Bydgoski radny niezależny Bogdan Dzakanowski zaczął namawiać na wyjazd do Warszawy - atrakcje to wiec z Donaldem Trumpem, prezydentem USA. Wyjazd organizuje m.in. biuro bydgoskiego posła i wiceministra obrony Bartosza Kownackiego.
- Wyjazd ok. godziny 6.30, kontrola na placu około 13, powrót mniej więcej o godzinie 18 - informuje Julia Rozworowska, szefowa biura wiceministra Kownackiego.
Za wynajem autobusów płaci partia. Wyżywienie we własnym zakresie.

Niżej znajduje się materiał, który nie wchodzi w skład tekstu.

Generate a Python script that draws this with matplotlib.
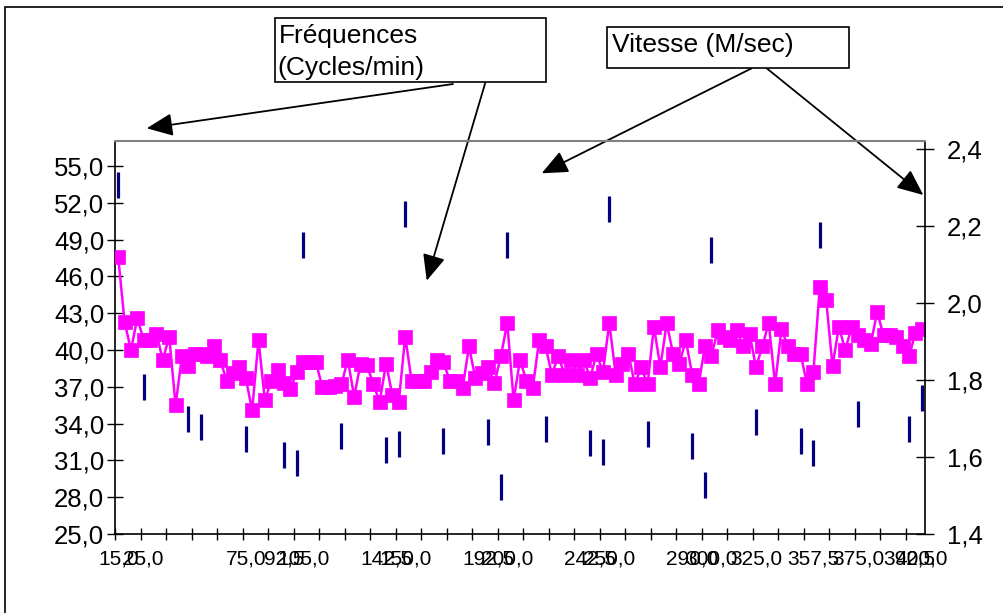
import matplotlib.pyplot as plt
from matplotlib.patches import Rectangle

plt.rcParams['font.family'] = ['Liberation Sans', 'DejaVu Sans']

W, H = 1004, 613

# Fréquences (cycles/min), une valeur par ligne du tableau
freq = [47.6, 42.3, 40.0, 42.6, 40.8, 40.8, 41.3, 39.2, 41.1, 35.5,
        39.5, 38.7, 39.7, 39.7, 39.5, 40.3, 39.2, 37.5, 38.1, 38.6,
        37.7, 35.1, 40.8, 35.9, 37.5, 38.4, 37.3, 36.8, 38.2, 39.0,
        39.0, 39.0, 37.0, 37.0, 37.1, 37.2, 39.2, 36.2, 38.9, 38.8,
        37.2, 35.8, 38.9, 36.3, 35.8, 41.1, 37.5, 37.5, 37.5, 38.2,
        39.2, 39.0, 37.5, 37.5, 36.9, 40.3, 37.7, 38.1, 38.6, 37.3,
        39.5, 42.2, 35.9, 39.2, 37.5, 36.9, 40.8, 40.3, 38.0, 39.5,
        38.0, 39.2, 38.0, 39.2, 37.7, 39.7, 38.2, 42.2, 38.0, 38.9,
        39.7, 37.2, 38.6, 37.2, 41.9, 38.6, 42.2, 39.7, 38.9, 40.8,
        38.0, 37.2, 40.3, 39.5, 41.6, 41.1, 40.8, 41.6, 40.3, 41.3,
        38.6, 40.3, 42.2, 37.2, 41.7, 40.3, 39.7, 39.7, 37.2, 38.2,
        45.1, 44.1, 38.7, 41.9, 40.0, 41.9, 41.2, 40.8, 40.5, 43.1,
        41.2, 41.2, 41.1, 40.3, 39.5, 41.4, 41.7]

# Vitesse (M/sec), seulement sur certaines lignes
vit_rows = [0, 4, 11, 13, 20, 26, 28, 29, 35, 42, 44, 45, 51, 58, 60, 61,
            67, 74, 76, 77, 83, 90, 92, 93, 100, 107, 109, 110, 116, 124, 126]
vit_vals = [2.307, 1.781, 1.698, 1.678, 1.648, 1.606, 1.584, 2.150, 1.654,
            1.618, 1.634, 2.231, 1.641, 1.666, 1.521, 2.150, 1.673, 1.636,
            1.614, 2.245, 1.659, 1.630, 1.528, 2.139, 1.691, 1.642, 1.611,
            2.176, 1.711, 1.673, 1.753]

# Etiquettes de l'axe des x (lignes où elles apparaissent)
label_rows = [0, 4, 20, 26, 29, 42, 45, 58, 61, 74, 77, 90, 93, 100, 109,
              116, 124, 126]
label_text = ['15,0', '25,0', '75,0', '92,5', '105,0', '142,5', '150,0',
              '192,5', '200,0', '242,5', '250,0', '290,0', '300,0', '325,0',
              '357,5', '375,0', '392,5', '400,0']

left_ticks = [25, 28, 31, 34, 37, 40, 43, 46, 49, 52, 55]
right_ticks = [1.4, 1.6, 1.8, 2.0, 2.2, 2.4]


def fr(x, y):  # pixels (origine en haut à gauche) -> fraction de figure
    return x / W, 1 - y / H


def virgule(v):
    return ('%.1f' % v).replace('.', ',')


fig = plt.figure(figsize=(W / 100, H / 100), dpi=100)
ax = fig.add_axes([115 / W, 1 - 534 / H, 810 / W, 393 / H])
ax2 = ax.twinx()

n = len(freq)
ax.plot(range(n), freq, color='#FF00FF', lw=1.8, marker='s', ms=10.5,
        mec='#FF00FF', mew=0.5, zorder=3)
ax2.plot(vit_rows, vit_vals, ls='none', marker='|', ms=18.5, mew=2.3,
         color='#000080')

ax.set_xlim(-0.5, n - 0.5)
ax.set_ylim(25, 57.04)
ax2.set_ylim(1.4, 2.4216)

ax.set_yticks(left_ticks)
ax.set_yticklabels([virgule(v) for v in left_ticks], fontsize=18.5)
ax.tick_params(axis='y', direction='inout', length=11.5, width=1, pad=2)
ax2.set_yticks(right_ticks)
ax2.set_yticklabels([virgule(v) for v in right_ticks], fontsize=18.5)
ax2.tick_params(axis='y', direction='inout', length=13, width=1, pad=9)

ax.set_xticks(label_rows)
ax.set_xticklabels(label_text, fontsize=15)
ax.set_xticks([i - 0.5 for i in range(0, n, 4)], minor=True)
ax.tick_params(axis='x', which='major', length=0, pad=11)
ax.tick_params(axis='x', which='minor', direction='inout', length=8.5, width=1)

for s in ['top', 'right']:
    ax.spines[s].set_visible(False)
for s in ['left', 'bottom']:
    ax2.spines[s].set_visible(False)
ax2.spines['top'].set_color('#808080')
ax2.spines['top'].set_linewidth(1.5)
ax2.spines['right'].set_linewidth(1.2)
ax.spines['left'].set_linewidth(1.2)
ax.spines['bottom'].set_linewidth(1.2)

# cadre extérieur
fig.add_artist(Rectangle(fr(5, 625), 1010 / W, 618 / H, transform=fig.transFigure,
                         fill=False, ec='black', lw=1.2))

# boîtes de texte
x0, y0 = fr(275, 82)
fig.add_artist(Rectangle((x0, y0), 271 / W, 64 / H, transform=fig.transFigure,
                         fill=True, fc='white', ec='black', lw=1.2))
fig.text(*fr(279, 43), 'Fréquences', fontsize=19, va='baseline')
fig.text(*fr(277, 75), '(Cycles/min)', fontsize=19, va='baseline')

x0, y0 = fr(607, 68)
fig.add_artist(Rectangle((x0, y0), 242 / W, 41 / H, transform=fig.transFigure,
                         fill=True, fc='white', ec='black', lw=1.2))
fig.text(*fr(612, 52), 'Vitesse (M/sec)', fontsize=19, va='baseline')

# flèches
fleches = [((453, 84), (146.7, 128.3)),
           ((487, 77), (426.7, 280.7)),
           ((751.7, 68.3), (541.7, 173.3)),
           ((766.7, 68.3), (923.3, 195))]
for debut, fin in fleches:
    ax.annotate('', xy=fr(*fin), xytext=fr(*debut), xycoords='figure fraction',
                textcoords='figure fraction', annotation_clip=False,
                arrowprops=dict(arrowstyle='-|>,head_length=0.8,head_width=0.35',
                                mutation_scale=20, color='black', lw=1.3,
                                shrinkA=0, shrinkB=0))

fig.savefig('out.png', dpi=100)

Miejsca wciąż są.
- To nie jest tak, że posłowie dostali pieniądze na te wyjazdy, nie znam szczegółów, więc trudno mi coś komentować - mówi „Expressowi” Piotr Król, bydgoski poseł PiS. Zapewnia, że jako poseł żadnych środków na ten cel nie dostał.

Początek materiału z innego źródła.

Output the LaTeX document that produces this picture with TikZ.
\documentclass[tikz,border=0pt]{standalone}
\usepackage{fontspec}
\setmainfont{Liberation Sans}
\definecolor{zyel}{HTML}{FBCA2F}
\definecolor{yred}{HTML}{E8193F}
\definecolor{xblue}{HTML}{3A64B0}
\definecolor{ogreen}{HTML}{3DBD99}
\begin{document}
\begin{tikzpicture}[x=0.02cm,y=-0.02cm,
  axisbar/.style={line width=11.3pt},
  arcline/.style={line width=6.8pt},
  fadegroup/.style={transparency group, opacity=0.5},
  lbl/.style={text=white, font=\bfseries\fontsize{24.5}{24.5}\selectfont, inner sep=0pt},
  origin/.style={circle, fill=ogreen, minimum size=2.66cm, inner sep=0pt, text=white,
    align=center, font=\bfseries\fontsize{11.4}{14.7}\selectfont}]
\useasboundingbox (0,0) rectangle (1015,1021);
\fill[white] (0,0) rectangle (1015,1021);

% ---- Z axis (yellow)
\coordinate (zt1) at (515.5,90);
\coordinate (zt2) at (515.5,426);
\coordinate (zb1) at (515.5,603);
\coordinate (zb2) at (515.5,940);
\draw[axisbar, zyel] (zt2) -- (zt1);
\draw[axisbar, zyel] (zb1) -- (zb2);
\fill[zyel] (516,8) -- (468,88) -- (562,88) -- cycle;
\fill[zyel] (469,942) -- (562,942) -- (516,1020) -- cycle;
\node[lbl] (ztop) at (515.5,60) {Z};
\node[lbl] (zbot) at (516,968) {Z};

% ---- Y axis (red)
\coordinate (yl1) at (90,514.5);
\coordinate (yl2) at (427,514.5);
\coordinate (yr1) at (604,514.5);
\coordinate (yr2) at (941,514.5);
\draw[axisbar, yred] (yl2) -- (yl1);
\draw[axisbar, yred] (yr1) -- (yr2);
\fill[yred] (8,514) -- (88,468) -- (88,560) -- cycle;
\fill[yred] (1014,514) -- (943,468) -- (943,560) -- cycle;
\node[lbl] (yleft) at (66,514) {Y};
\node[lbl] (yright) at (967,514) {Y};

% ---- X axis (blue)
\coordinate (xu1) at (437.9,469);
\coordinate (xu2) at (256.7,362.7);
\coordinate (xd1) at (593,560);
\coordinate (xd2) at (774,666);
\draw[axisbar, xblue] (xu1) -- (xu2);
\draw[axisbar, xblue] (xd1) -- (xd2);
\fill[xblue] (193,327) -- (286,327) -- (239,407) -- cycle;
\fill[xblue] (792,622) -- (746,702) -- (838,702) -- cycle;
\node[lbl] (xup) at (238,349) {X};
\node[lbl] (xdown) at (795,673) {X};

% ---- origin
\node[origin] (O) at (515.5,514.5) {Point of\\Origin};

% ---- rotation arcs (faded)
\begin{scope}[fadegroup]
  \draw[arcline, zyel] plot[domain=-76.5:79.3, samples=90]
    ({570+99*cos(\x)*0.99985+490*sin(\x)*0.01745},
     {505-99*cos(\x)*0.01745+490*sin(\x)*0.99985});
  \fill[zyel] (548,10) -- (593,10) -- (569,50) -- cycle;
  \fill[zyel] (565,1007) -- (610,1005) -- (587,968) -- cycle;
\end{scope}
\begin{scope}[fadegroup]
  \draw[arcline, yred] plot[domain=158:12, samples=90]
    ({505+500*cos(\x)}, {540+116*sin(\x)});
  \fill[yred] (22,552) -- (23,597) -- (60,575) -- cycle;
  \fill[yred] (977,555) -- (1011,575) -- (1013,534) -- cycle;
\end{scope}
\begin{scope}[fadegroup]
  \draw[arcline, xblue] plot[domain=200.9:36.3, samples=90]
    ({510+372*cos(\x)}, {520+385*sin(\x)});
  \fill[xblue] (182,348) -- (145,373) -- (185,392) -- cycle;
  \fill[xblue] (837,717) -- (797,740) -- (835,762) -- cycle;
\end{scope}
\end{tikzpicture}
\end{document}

- To jest jakiś skecz na poziomie Monty Pythona - komentuje Paweł Olszewski, bydgoski poseł Platformy Obywatelskiej. - Wydaje się, że PiS-owi chodzi o to, zapewnić w Warszawie frekwencję, żeby nie było powtórki z zaprzysiężenia Donalda Trumpa, kiedy to wiało pustkami w porównaniu z uroczystością Baracka Obamy.
Donald Trump ma się pojawić w Warszawie 6 lipca. Wystąpi na placu Krasińskich, tuż obok Sądu Najwyższego.

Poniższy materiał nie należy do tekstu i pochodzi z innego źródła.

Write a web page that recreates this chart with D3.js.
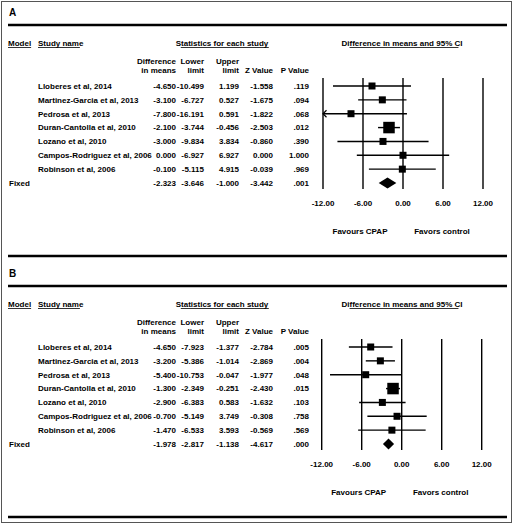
<!DOCTYPE html>
<html><head><meta charset="utf-8">
<script src="https://cdn.jsdelivr.net/npm/d3@7"></script>
<style>body{margin:0;background:#fff}svg{display:block}text{font-family:"Liberation Sans",Arial,sans-serif;font-weight:bold;fill:#000}</style>
</head><body>
<script>
const studies = ["Lloberes et al, 2014","Martinez-Garcia et al, 2013","Pedrosa et al, 2013","Duran-Cantolla et al, 2010","Lozano et al, 2010","Campos-Rodriguez et al, 2006","Robinson et al, 2006"];
const diffA  = [-4.650,-3.100,-7.800,-2.100,-3.000,0.000,-0.100];
const lowerA = [-10.499,-6.727,-16.191,-3.744,-9.834,-6.927,-5.115];
const upperA = [1.199,0.527,0.591,-0.456,3.834,6.927,4.915];
const zA     = [-1.558,-1.675,-1.822,-2.503,-0.860,0.000,-0.039];
const pA     = [0.119,0.094,0.068,0.012,0.390,1.000,0.969];
const fixedA = [-2.323,-3.646,-1.000,-3.442,0.001];

const diffB  = [-4.650,-3.200,-5.400,-1.300,-2.900,-0.700,-1.470];
const lowerB = [-7.923,-5.386,-10.753,-2.349,-6.383,-5.149,-6.533];
const upperB = [-1.377,-1.014,-0.047,-0.251,0.583,3.749,3.593];
const zB     = [-2.784,-2.869,-1.977,-2.430,-1.632,-0.308,-0.569];
const pB     = [0.005,0.004,0.048,0.015,0.103,0.758,0.569];
const fixedB = [-1.978,-2.817,-1.138,-4.617,0.000];

const ticks = [-12,-6,0,6,12];
const panelLabels = ["A","B"];

const W=514,H=525;
const svg=d3.select("body").append("svg").attr("width",W).attr("height",H);
svg.append("rect").attr("x",1.5).attr("y",1.5).attr("width",510).attr("height",521)
  .attr("fill","none").attr("stroke","#555").attr("stroke-width",1);

const fmt3=d3.format(".3f");
const f3=v=>fmt3(v).replace("\u2212","-");
const fp=v=>{const s=f3(v);return v<1?s.replace(/^0/,""):s;};
const f2=v=>d3.format(".2f")(v).replace("\u2212","-");
const fs=8;

function panel(label,top,shift,diff,lower,upper,z,p,fixed){
  const g=svg.append("g").attr("transform",`translate(0,${top})`);
  g.append("text").attr("x",9).attr("y",12).attr("dy","0.35em").style("font-size","10px").text(label);
  g.append("line").attr("x1",8).attr("x2",507).attr("y1",25).attr("y2",25).attr("stroke","#000").attr("stroke-width",2.6);
  g.append("line").attr("x1",8).attr("x2",507).attr("y1",256).attr("y2",256).attr("stroke","#000").attr("stroke-width",2.6);

  const hdr=(x,y,t,anchor,ul)=>{
    const tx=g.append("text").attr("x",x).attr("y",y).attr("dy","0.35em").attr("text-anchor",anchor||"start").style("font-size",fs+"px").text(t);
    if(ul){const b=tx.node().getBBox();g.append("line").attr("x1",b.x+ul[0]).attr("x2",b.x+b.width-ul[1]).attr("y1",y+4.5).attr("y2",y+4.5).attr("stroke","#000").attr("stroke-width",0.8);}
  };
  hdr(8,43,"Model","start",[0,0]);
  hdr(38,43,"Study name","start",[0,4]);
  hdr(222,43,"Statistics for each study","middle",[5,0]);
  hdr(402,43,"Difference in means and 95% CI","middle",[8,4]);

  const cols=[176,204,239,273,309];
  hdr(cols[0],61,"Difference","end");hdr(cols[0],70,"in means","end");
  hdr(cols[1],61,"Lower","end");hdr(cols[1],70,"limit","end");
  hdr(cols[2],61,"Upper","end");hdr(cols[2],70,"limit","end");
  hdr(cols[3],70,"Z Value","end");
  hdr(cols[4],70,"P Value","end");

  const y=d3.scaleLinear().domain([0,7]).range([86,183]);
  const x=d3.scaleLinear().domain([ticks[0],ticks[ticks.length-1]]).range([323+shift,483+shift]);

  const rows=studies.map((s,i)=>({name:s,diff:diff[i],lower:lower[i],upper:upper[i],z:z[i],p:p[i],
    w:1/Math.pow((upper[i]-lower[i])/3.92,2)}));
  const size=d3.scaleSqrt().domain([0,d3.max(rows,d=>d.w)]).range([0,11.5]);

  rows.forEach((d,i)=>{
    const yy=y(i);
    const t=(xx,txt,anc)=>g.append("text").attr("x",xx).attr("y",yy).attr("dy","0.35em").attr("text-anchor",anc).style("font-size",fs+"px").text(txt);
    t(38,d.name,"start");
    t(cols[0],f3(d.diff),"end");t(cols[1],f3(d.lower),"end");t(cols[2],f3(d.upper),"end");
    t(cols[3],f3(d.z),"end");t(cols[4],fp(d.p),"end");
  });
  const yf=y(7);
  const tf=(xx,txt,anc)=>g.append("text").attr("x",xx).attr("y",yf).attr("dy","0.35em").attr("text-anchor",anc).style("font-size",fs+"px").text(txt);
  tf(9,"Fixed","start");
  tf(cols[0],f3(fixed[0]),"end");tf(cols[1],f3(fixed[1]),"end");tf(cols[2],f3(fixed[2]),"end");
  tf(cols[3],f3(fixed[3]),"end");tf(cols[4],fp(fixed[4]),"end");

  g.selectAll(".grid").data(ticks).join("line").attr("x1",d=>x(d)).attr("x2",d=>x(d))
    .attr("y1",78).attr("y2",189).attr("stroke","#000").attr("stroke-width",1.4);
  g.selectAll(".tick").data(ticks).join("text").attr("x",d=>x(d)).attr("y",203).attr("dy","0.35em")
    .attr("text-anchor","middle").style("font-size",fs+"px").text(d=>f2(d));
  g.append("text").attr("x",x(-6)-3).attr("y",231).attr("dy","0.35em").attr("text-anchor","middle").style("font-size",fs+"px").text("Favours CPAP");
  g.append("text").attr("x",x(6)-1).attr("y",231).attr("dy","0.35em").attr("text-anchor","middle").style("font-size",fs+"px").text("Favors control");

  const lo=ticks[0],hi=ticks[ticks.length-1];
  rows.forEach((d,i)=>{
    const yy=y(i);
    const l=Math.max(d.lower,lo),u=Math.min(d.upper,hi);
    g.append("line").attr("x1",x(l)).attr("x2",x(u)).attr("y1",yy).attr("y2",yy).attr("stroke","#000").attr("stroke-width",1.4);
    if(d.lower<lo){g.append("path").attr("d",`M${x(lo)+3.5},${yy-3.5}L${x(lo)},${yy}L${x(lo)+3.5},${yy+3.5}`).attr("fill","none").attr("stroke","#000").attr("stroke-width",1.2);}
    const s=Math.max(7,size(d.w));
    g.append("rect").attr("x",x(d.diff)-s/2).attr("y",yy-s/2).attr("width",s).attr("height",s).attr("fill","#000");
  });
  g.append("path").attr("d",`M${x(fixed[1])},${yf}L${x(fixed[0])},${yf-5.5}L${x(fixed[2])},${yf}L${x(fixed[0])},${yf+5.5}Z`).attr("fill","#000");
}
panel(panelLabels[0],0,0,diffA,lowerA,upperA,zA,pA,fixedA);
panel(panelLabels[1],261,-1.3,diffB,lowerB,upperB,zB,pB,fixedB);
</script>
</body></html>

„Zapraszam na wspólny wyjazd. Bydgoskie biuro posła na sejm Bartosza Kownackiego zaprasza wszystkich chętnych na wyjazd do Warszawy na uroczystości w ramach wizyty prezydenta USA Donalda Trumpa. Wyjazd 6 lipca o godzinie 7:00, powrót około 22:00. Wyjazd jest bezpłatny. Szczegółowe informacje i zapisy u dyrektor biura (...)” - taki wpis pojawił się na Facebooku na profilu Bogdana Dzaka- nowskiego, bydgoskiego radnego niezależnego.
- Chcę jechać na to spotkanie, bo uważam, że wizyta prezydenta największego mocarstwa na świecie jest tego warta - mówi „Expressowi” Dzakanowski. - To człowiek, który obiecał rozprawienie się z państwem islamskim, ISIS i liczę, że tę obietnicę zrealizuje. Chcemy tam być, żeby pokazać mu nasze poparcie.
Nie wszyscy wiedzą
Podobno posłowie PiS z całego kraju dostali pieniądze na to, żeby załatwić darmowe autokaru na wizytę Trumpa w stolicy Polski. Kasa to pieniądze partii.
- Ja takich pieniędzy nie dostałem, być może jest to akcja na poziomie władz okręgu, najlepiej rozmawiać z posłem Latosem - mówi „Expressowi” Piotr Król, bydgoski poseł PiS.
Tomasz Latos to szef okręgu. Prawdopodobnie jest teraz za granicą, bo w jego telefonie komórkowym odzywa się sekretarka mówiąca po francusku.
W kościele pw. św. Jadwigi w Rzeszowie na wyjazd do Warszawy w czasie mszy zapraszał ksiądz. Odczytywał ogłoszenie w imieniu posłanki Prawa i Sprawiedliwości Krystyny Wróblewskiej.
Dla PiS wizyta prezydenta USA to dyplomatyczny sukces. Trump odwiedzi Polskę 5 i 6 lipca. Trwają ostatnie przygotowania do tego wydarzenia.
Kancelaria prezydenta Andrzeja Dudy dobiera skład oficjalnej delegacji, która spotka się z prezydentem USA. Agenci Secret Service zabezpieczają miejsca, które odwiedzi Trump. Z kolei Ministerstwo Obrony Narodowej szykuje piknik dla osób, które PiS przywiezie na spotkanie z Trumpem.
Jak skecz?
Wydaje się, że ma to być przedstawienie, na które rządząca partia planuje zwieźć jak najwięcej osób. Propagandowy sukces - prezydent USA ma poczuć się jak u siebie. Każdy parlamentarzysta może zaprosić na wystąpienie amerykańskiego lidera 50 osób. PiS ma w parlamencie ponad 300 posłów, co daje 15 tys. osób, które mogą zobaczyć spotkanie.
- To jest show rodem ze skeczy Monty Pythona - komentuje Paweł Olszewski, bydgoski poseł PO. - Chodzi o to, żeby zapewnić frekwencję, żeby nie powtórzyła się sytuacja z przysięgi obecnego prezydenta USA.